Data reporting creates information that should be shared with the consumer. The business has nothing to hide if products meeting millennial standards are created. RFgen​'s "Food Traceability Survival Guide" white paper states that mobile data collection tools allow information about raw ingredients and finished products to be shared in a single database. If the business chooses to do so, it can make that data available to the public. Customers can receive all the knowledge they require from beginning to end.

Mobile Data Collection Equipment
Mobile devices ensure the information being collected is accurate and timely. Manufacturing workers can utilize barcode scanners, smartphone, tablets or voice options to perform data collection straight from the heart of production readjustments. Managers gain insight into changing processes as they happen, as opposed to waiting for progress reports. 

Real-time solutions can also create projections. Companies like Nestle have a time frame they need to hit to meet customer demand. A software system that integrates the manufacturing floor, warehouse and financial department creates a holistic infrastructure. Each department can report its needs and expectations to create a realistic timetable. Every section of the company is aware of where it should be on the schedule and can report discrepancies, so it's essential the employees actually producing the merchandise can submit to and view the information.

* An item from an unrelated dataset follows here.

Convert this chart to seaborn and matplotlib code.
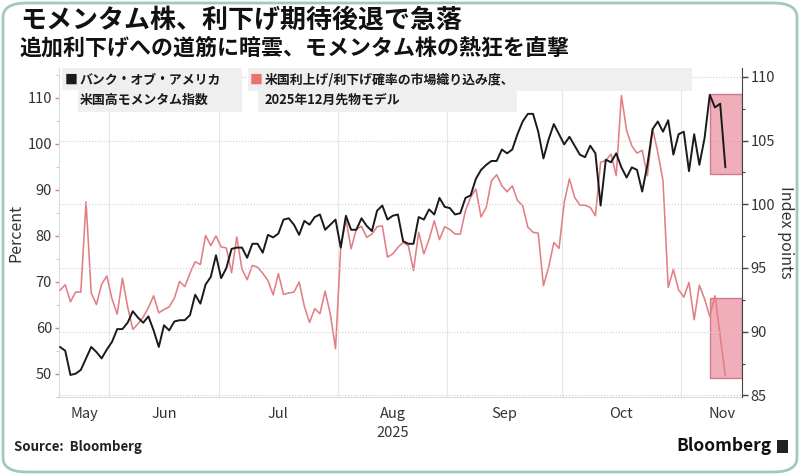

In addition, MSDynamicsWorld.com suggested companies should integrate ERP solutions with CRM software. The customer information captured by CRM tools gives food manufacturers insight into the performance of new products. As changes are made, immediate consumer feedback is used to create further adjustments or track the success of the new direction. The details from customer feedback can be fed into a mobile manufacturing system to create new standards for production. The mobile manufacturing tools can give warning when products don't meet the high standards determined by consumers. A software provider can help companies create a system that integrates all of its mobile software.